Prime Minister Vladimir Putin lived up to his reputation as Russia’s strongman in a stern phone-in but failed to come up with concrete solutions for its mounting problems, the press said Friday.

The two-term president turned prime minister staged his longest annual televised talk with the people on Thursday, lasting a marathon four and a half hours, with Putin handling 90 questions in all.

But the liberal press and even the usually pro-government Rossiyskaya Gazeta noted two million questions had poured in for Putin, with Russians hoping he could help them resolve problems local bosses often simply ignore.

“The questions were more important than the answers,” the respected Vedomosti business daily said.

“What we saw on state television during one of the most important air times of the year was a fairly pessimistic picture of the country’s condition.”

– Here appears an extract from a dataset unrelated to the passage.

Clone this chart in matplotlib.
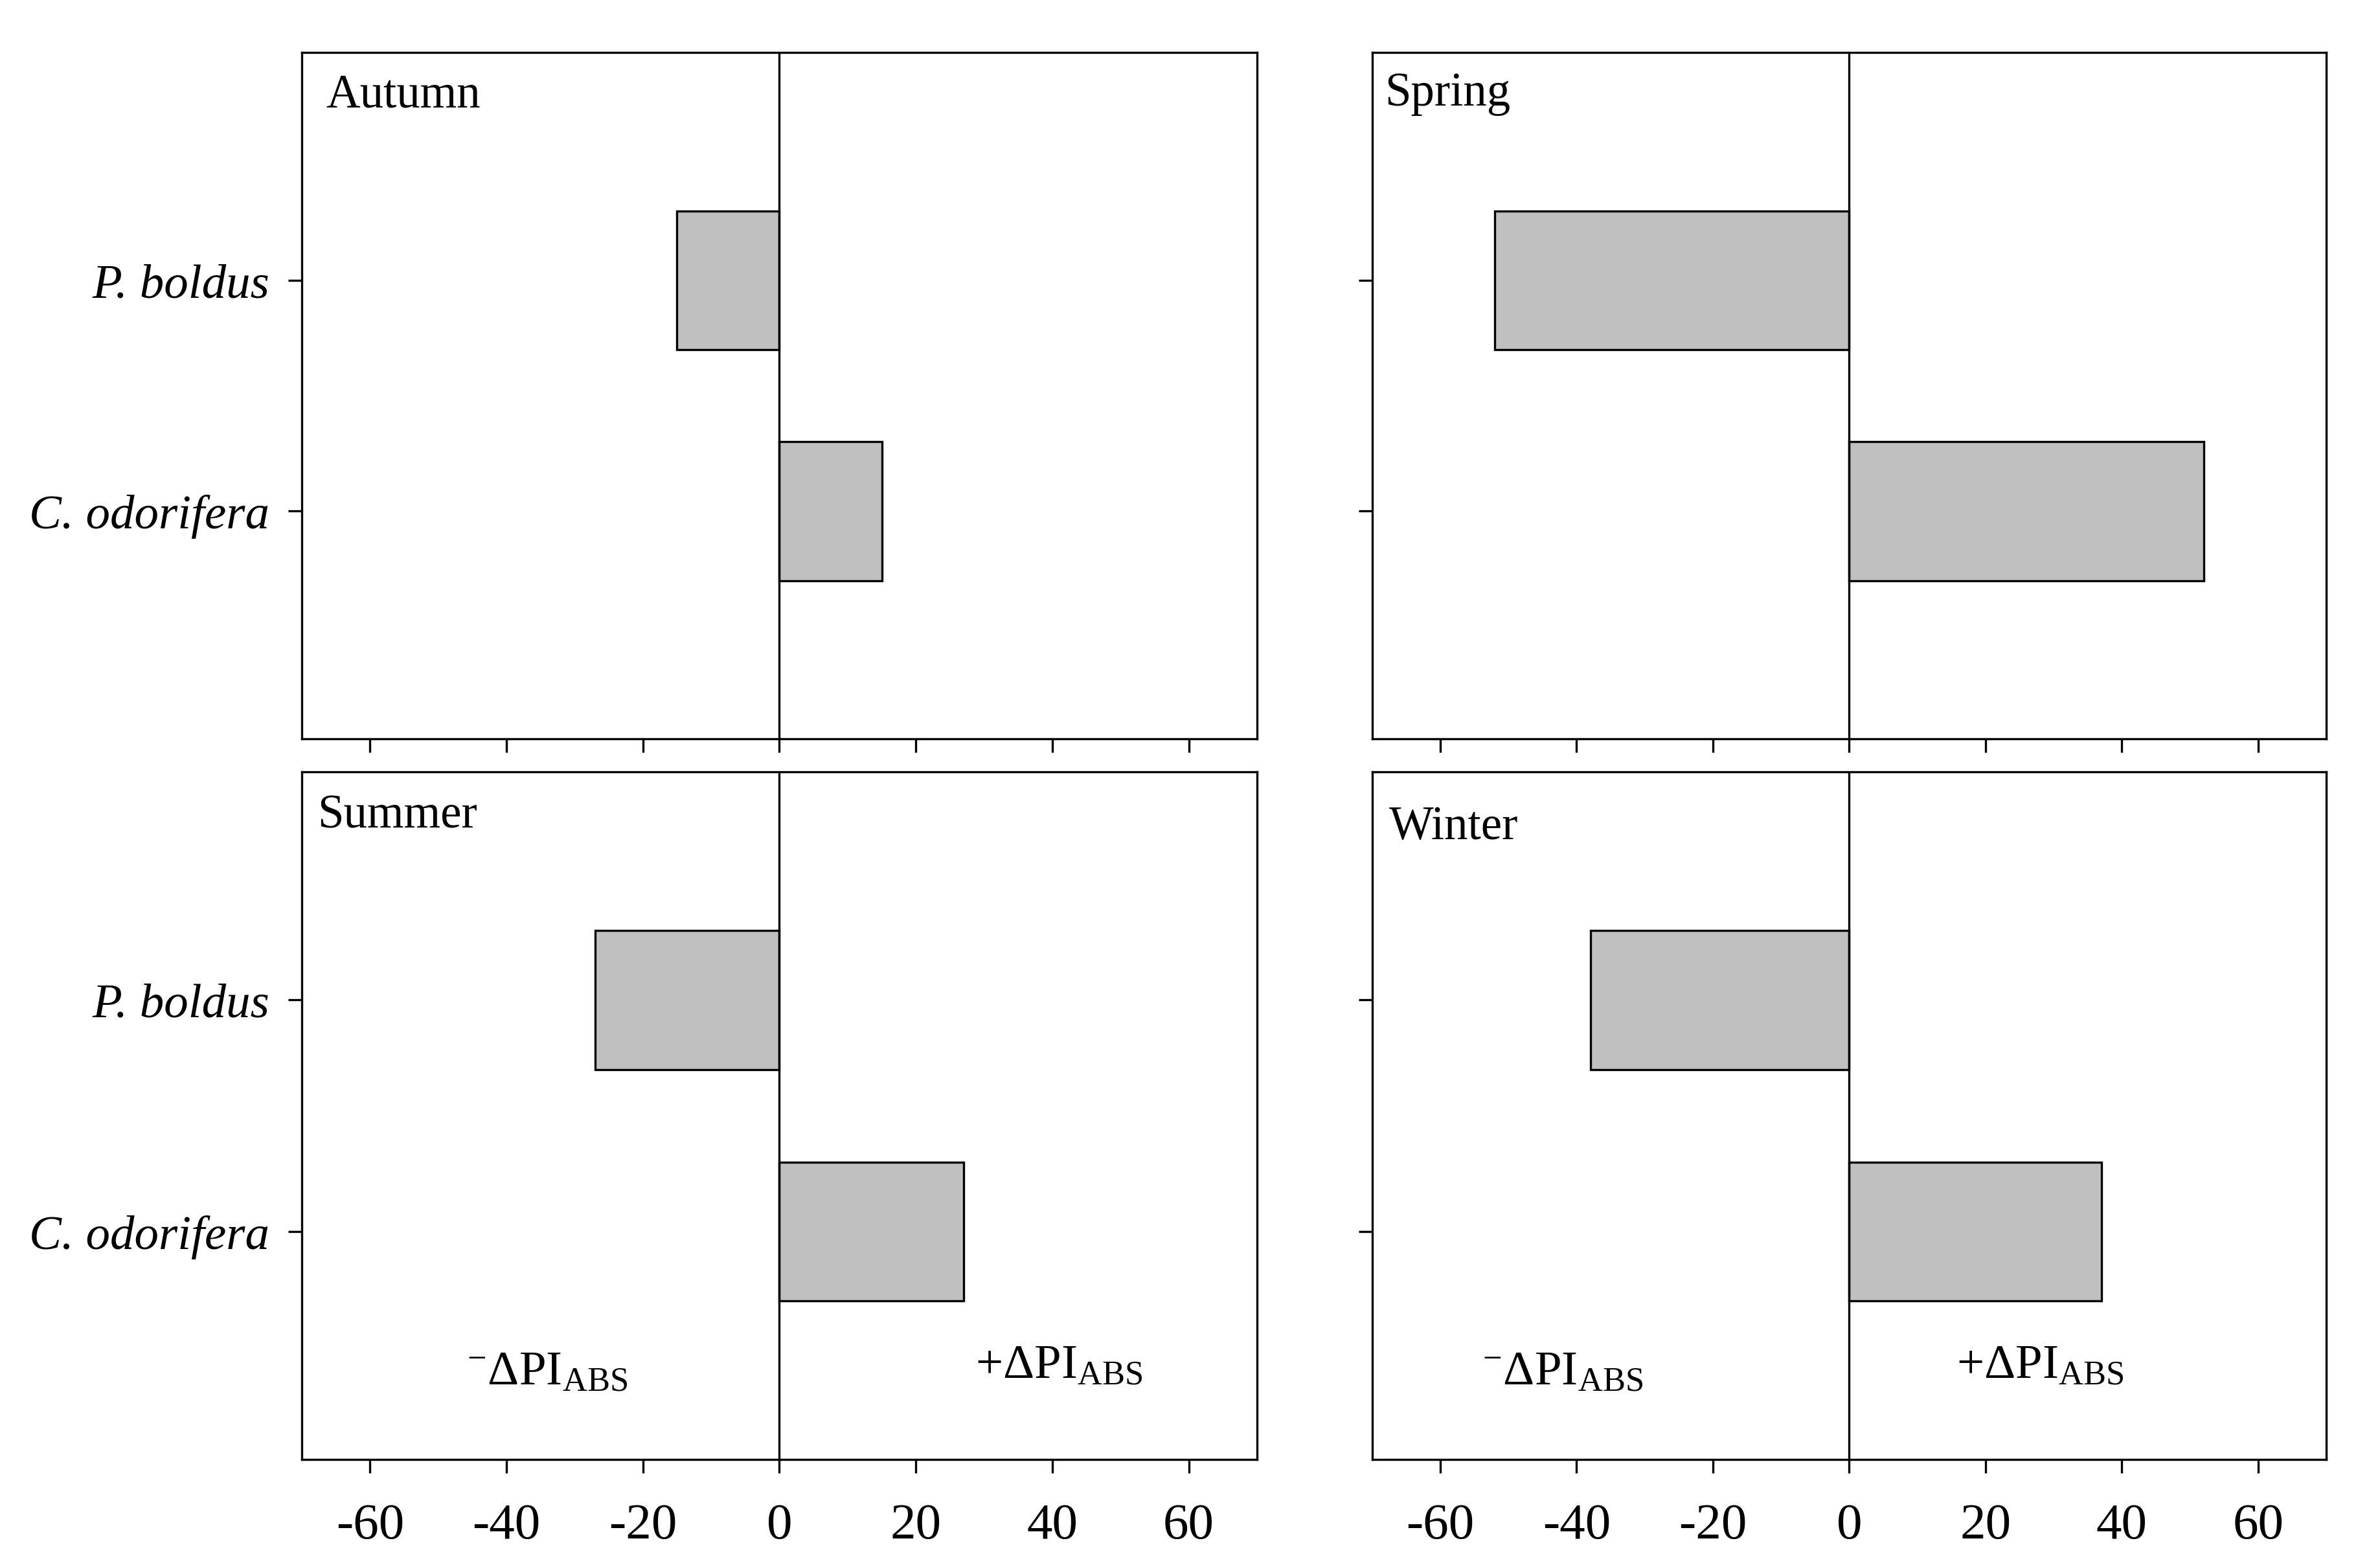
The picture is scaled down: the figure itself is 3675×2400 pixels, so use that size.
import matplotlib
matplotlib.use("Agg")
import matplotlib.pyplot as plt

plt.rcParams.update(
    {
        "font.family": "Liberation Serif",
        "mathtext.fontset": "custom",
        "mathtext.rm": "Liberation Serif",
        "mathtext.it": "Liberation Serif:italic",
        "axes.unicode_minus": False,
        "axes.linewidth": 0.8,
        "xtick.major.width": 0.8,
        "ytick.major.width": 0.8,
    }
)

SPECIES = ["P. boldus", "C. odorifera"]
SEASONS = ["Autumn", "Spring", "Summer", "Winter"]
DELTA_PI = {
    "Autumn": [-15, 15],
    "Spring": [-52, 52],
    "Summer": [-27, 27],
    "Winter": [-38, 37],
}
XTICKS = [-60, -40, -20, 0, 20, 40, 60]

# panel rectangles in figure fraction
RECTS = {
    "Autumn": [0.1268, 0.5244, 0.4012, 0.4414],
    "Spring": [0.5764, 0.5244, 0.4008, 0.4414],
    "Summer": [0.1268, 0.0608, 0.4012, 0.4423],
    "Winter": [0.5764, 0.0608, 0.4008, 0.4423],
}
LABEL_POS = {
    "Autumn": (0.025, 0.938),
    "Spring": (0.013, 0.940),
    "Summer": (0.016, 0.936),
    "Winter": (0.0175, 0.920),
}

fig = plt.figure(figsize=(12.253, 8.003), dpi=300)

for i, season in enumerate(SEASONS):
    ax = fig.add_axes(RECTS[season])
    ypos = list(range(len(SPECIES)))
    ax.barh(ypos, DELTA_PI[season], height=0.6, color="#c0c0c0",
            edgecolor="black", linewidth=0.8)
    ax.axvline(0, color="black", lw=0.8)
    ax.set_xlim(-70, 70)
    ax.set_ylim(1.985, -0.985)
    ax.set_xticks(XTICKS)
    ax.set_yticks(ypos)
    ax.tick_params(direction="out", length=5, labelsize=19)
    ax.tick_params(axis="x", pad=11)
    ax.tick_params(axis="y", pad=7)
    if i % 2 == 0:
        ax.set_yticklabels(SPECIES, fontstyle="italic", fontsize=18)
    else:
        ax.set_yticklabels([])
    if i < 2:
        ax.set_xticklabels([])
    lx, ly = LABEL_POS[season]
    ax.text(lx, ly, season, transform=ax.transAxes, fontsize=17.5,
            ha="left", va="center")
    if i >= 2:
        neg_x, pos_x = (-34, 41) if season == "Summer" else (-42, 28)
        ax.text(neg_x, 1.61, r"$^{-}\Delta\mathrm{PI}_{\mathrm{ABS}}$",
                fontsize=18, ha="center", va="center")
        ax.text(pos_x, 1.58, r"$+\Delta\mathrm{PI}_{\mathrm{ABS}}$",
                fontsize=18, ha="center", va="center")

fig.savefig("out.png", dpi=300)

Rossiyskaya Gazeta admitted that little appears to have changed in Russia since Putin was elected to his promise-filled first term as president in 2000.

“Vladimir Putin’s phone-in takes place every year, but citizens’ questions keep piling up,” the state-controlled daily said.

The former KGB agent, who has staged the sessions for almost a decade, uses the phone-in to showcase his commanding style, issuing immediate orders to regional officials and displaying an unusual awareness of household concerns.

He has since carried this tradition into the Dmitry Medvedev presidency, with the Kremlin chief delivering formal addresses and Putin answering calls once a year on live TV.

He appeared in particularly combative mood this year, lashing out at the sidelined liberal opposition and commenting on the case of Mikhail Khodorkovsky, Russia’s jailed former richest man, by saying that a “thief must be in prison”.

“It was clear that Vladimir Putin decided to turn the phone-in into a demonstration of the strength of a power which is not going to be stopped by anything,” wrote the daily Kommersant.

“During the four-and-a-half hours, Vladimir Putin was more threatening and even aggressive than usually in phone-ins,” said its prominent journalist Andrei Kolesnikov, who has written a biography of the Russian strongman.

Vedomosti observed that Thursday’s appearance highlighted the difference between Putin and his presidential successor Medvedev, who has championed causes supported by the country’s small liberal forces.

“The prime minister… made a number of statements that either contradict Medvedev’s policies or do not take them into account,” the business daily said.

“For example, when answering a question about Mikhail Khodorkovsky, Putin was speaking in the present tense,” Vedomosti said.

“But President Dmitry Medvedev has said that it was inadmissible for official to talk about the Khodorkovsky trial.”